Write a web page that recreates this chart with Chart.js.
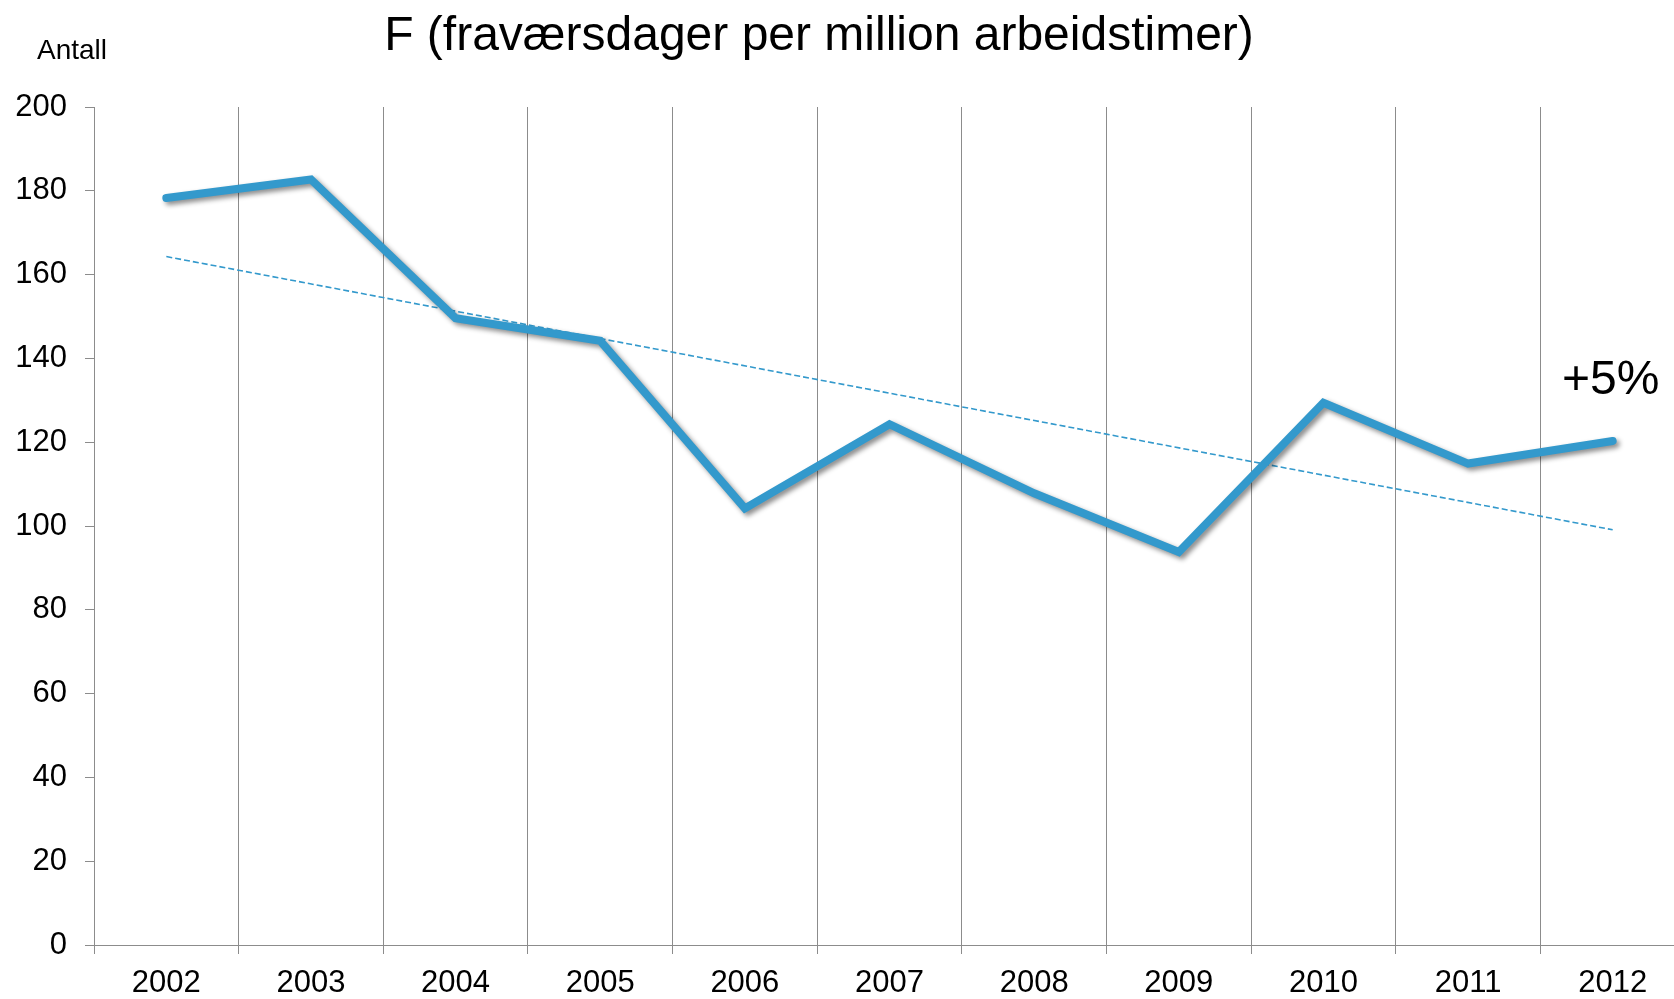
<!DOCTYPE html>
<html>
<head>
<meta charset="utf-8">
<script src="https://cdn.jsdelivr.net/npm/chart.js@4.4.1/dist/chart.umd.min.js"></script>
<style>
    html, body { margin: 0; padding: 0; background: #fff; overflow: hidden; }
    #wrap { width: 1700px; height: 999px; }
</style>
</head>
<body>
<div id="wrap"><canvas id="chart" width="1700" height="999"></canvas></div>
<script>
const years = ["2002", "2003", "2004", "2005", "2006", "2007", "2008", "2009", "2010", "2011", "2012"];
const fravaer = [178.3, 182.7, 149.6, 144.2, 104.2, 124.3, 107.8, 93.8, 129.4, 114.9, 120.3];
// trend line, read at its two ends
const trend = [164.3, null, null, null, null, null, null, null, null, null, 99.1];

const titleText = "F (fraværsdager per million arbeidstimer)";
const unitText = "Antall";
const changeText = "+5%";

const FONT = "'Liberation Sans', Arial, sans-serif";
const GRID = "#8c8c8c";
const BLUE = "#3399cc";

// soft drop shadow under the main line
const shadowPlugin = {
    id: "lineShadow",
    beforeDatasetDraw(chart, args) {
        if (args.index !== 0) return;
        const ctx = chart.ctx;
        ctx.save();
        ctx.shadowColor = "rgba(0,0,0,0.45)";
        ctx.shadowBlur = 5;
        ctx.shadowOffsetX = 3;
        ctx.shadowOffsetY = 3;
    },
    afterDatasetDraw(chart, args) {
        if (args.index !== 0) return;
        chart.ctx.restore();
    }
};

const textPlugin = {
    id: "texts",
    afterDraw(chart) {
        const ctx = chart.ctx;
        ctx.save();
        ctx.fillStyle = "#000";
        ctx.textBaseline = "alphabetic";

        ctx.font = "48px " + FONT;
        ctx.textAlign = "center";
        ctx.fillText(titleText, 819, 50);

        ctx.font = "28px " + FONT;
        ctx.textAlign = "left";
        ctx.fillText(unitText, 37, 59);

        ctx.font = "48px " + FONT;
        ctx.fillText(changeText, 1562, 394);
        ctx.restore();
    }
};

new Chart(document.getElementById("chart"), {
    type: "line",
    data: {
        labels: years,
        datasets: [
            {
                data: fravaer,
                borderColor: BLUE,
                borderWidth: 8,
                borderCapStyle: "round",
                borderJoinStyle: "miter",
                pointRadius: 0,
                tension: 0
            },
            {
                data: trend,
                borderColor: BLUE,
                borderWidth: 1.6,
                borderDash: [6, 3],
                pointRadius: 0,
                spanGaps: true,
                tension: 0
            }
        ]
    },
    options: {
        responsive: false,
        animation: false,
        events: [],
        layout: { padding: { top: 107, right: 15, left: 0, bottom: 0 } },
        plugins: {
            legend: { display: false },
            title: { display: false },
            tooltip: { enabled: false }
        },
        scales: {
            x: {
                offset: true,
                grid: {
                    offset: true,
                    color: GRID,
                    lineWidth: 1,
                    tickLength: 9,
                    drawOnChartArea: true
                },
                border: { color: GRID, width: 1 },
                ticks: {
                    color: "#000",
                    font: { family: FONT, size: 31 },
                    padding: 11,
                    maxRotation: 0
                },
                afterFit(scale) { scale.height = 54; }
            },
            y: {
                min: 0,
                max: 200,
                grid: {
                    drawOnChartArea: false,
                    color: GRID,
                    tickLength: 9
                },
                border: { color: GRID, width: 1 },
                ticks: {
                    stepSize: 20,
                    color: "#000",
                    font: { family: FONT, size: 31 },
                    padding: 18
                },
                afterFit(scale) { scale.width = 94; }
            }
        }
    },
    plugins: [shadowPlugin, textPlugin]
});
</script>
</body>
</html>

========================================

Exercise instructions
Every line of the data should be copied as it stands, without the images.

Solution below
Write a web page that recreates this chart with Chart.js.
<!DOCTYPE html>
<html>
<head>
<meta charset="utf-8">
<script src="https://cdn.jsdelivr.net/npm/chart.js@4.4.1/dist/chart.umd.min.js"></script>
<style>
    html, body { margin: 0; padding: 0; background: #fff; overflow: hidden; }
    #wrap { width: 1700px; height: 999px; }
</style>
</head>
<body>
<div id="wrap"><canvas id="chart" width="1700" height="999"></canvas></div>
<script>
const years = ["2002", "2003", "2004", "2005", "2006", "2007", "2008", "2009", "2010", "2011", "2012"];
const fravaer = [178.3, 182.7, 149.6, 144.2, 104.2, 124.3, 107.8, 93.8, 129.4, 114.9, 120.3];
// trend line, read at its two ends
const trend = [164.3, null, null, null, null, null, null, null, null, null, 99.1];

const titleText = "F (fraværsdager per million arbeidstimer)";
const unitText = "Antall";
const changeText = "+5%";

const FONT = "'Liberation Sans', Arial, sans-serif";
const GRID = "#8c8c8c";
const BLUE = "#3399cc";

// soft drop shadow under the main line
const shadowPlugin = {
    id: "lineShadow",
    beforeDatasetDraw(chart, args) {
        if (args.index !== 0) return;
        const ctx = chart.ctx;
        ctx.save();
        ctx.shadowColor = "rgba(0,0,0,0.45)";
        ctx.shadowBlur = 5;
        ctx.shadowOffsetX = 3;
        ctx.shadowOffsetY = 3;
    },
    afterDatasetDraw(chart, args) {
        if (args.index !== 0) return;
        chart.ctx.restore();
    }
};

const textPlugin = {
    id: "texts",
    afterDraw(chart) {
        const ctx = chart.ctx;
        ctx.save();
        ctx.fillStyle = "#000";
        ctx.textBaseline = "alphabetic";

        ctx.font = "48px " + FONT;
        ctx.textAlign = "center";
        ctx.fillText(titleText, 819, 50);

        ctx.font = "28px " + FONT;
        ctx.textAlign = "left";
        ctx.fillText(unitText, 37, 59);

        ctx.font = "48px " + FONT;
        ctx.fillText(changeText, 1562, 394);
        ctx.restore();
    }
};

new Chart(document.getElementById("chart"), {
    type: "line",
    data: {
        labels: years,
        datasets: [
            {
                data: fravaer,
                borderColor: BLUE,
                borderWidth: 8,
                borderCapStyle: "round",
                borderJoinStyle: "miter",
                pointRadius: 0,
                tension: 0
            },
            {
                data: trend,
                borderColor: BLUE,
                borderWidth: 1.6,
                borderDash: [6, 3],
                pointRadius: 0,
                spanGaps: true,
                tension: 0
            }
        ]
    },
    options: {
        responsive: false,
        animation: false,
        events: [],
        layout: { padding: { top: 107, right: 15, left: 0, bottom: 0 } },
        plugins: {
            legend: { display: false },
            title: { display: false },
            tooltip: { enabled: false }
        },
        scales: {
            x: {
                offset: true,
                grid: {
                    offset: true,
                    color: GRID,
                    lineWidth: 1,
                    tickLength: 9,
                    drawOnChartArea: true
                },
                border: { color: GRID, width: 1 },
                ticks: {
                    color: "#000",
                    font: { family: FONT, size: 31 },
                    padding: 11,
                    maxRotation: 0
                },
                afterFit(scale) { scale.height = 54; }
            },
            y: {
                min: 0,
                max: 200,
                grid: {
                    drawOnChartArea: false,
                    color: GRID,
                    tickLength: 9
                },
                border: { color: GRID, width: 1 },
                ticks: {
                    stepSize: 20,
                    color: "#000",
                    font: { family: FONT, size: 31 },
                    padding: 18
                },
                afterFit(scale) { scale.width = 94; }
            }
        }
    },
    plugins: [shadowPlugin, textPlugin]
});
</script>
</body>
</html>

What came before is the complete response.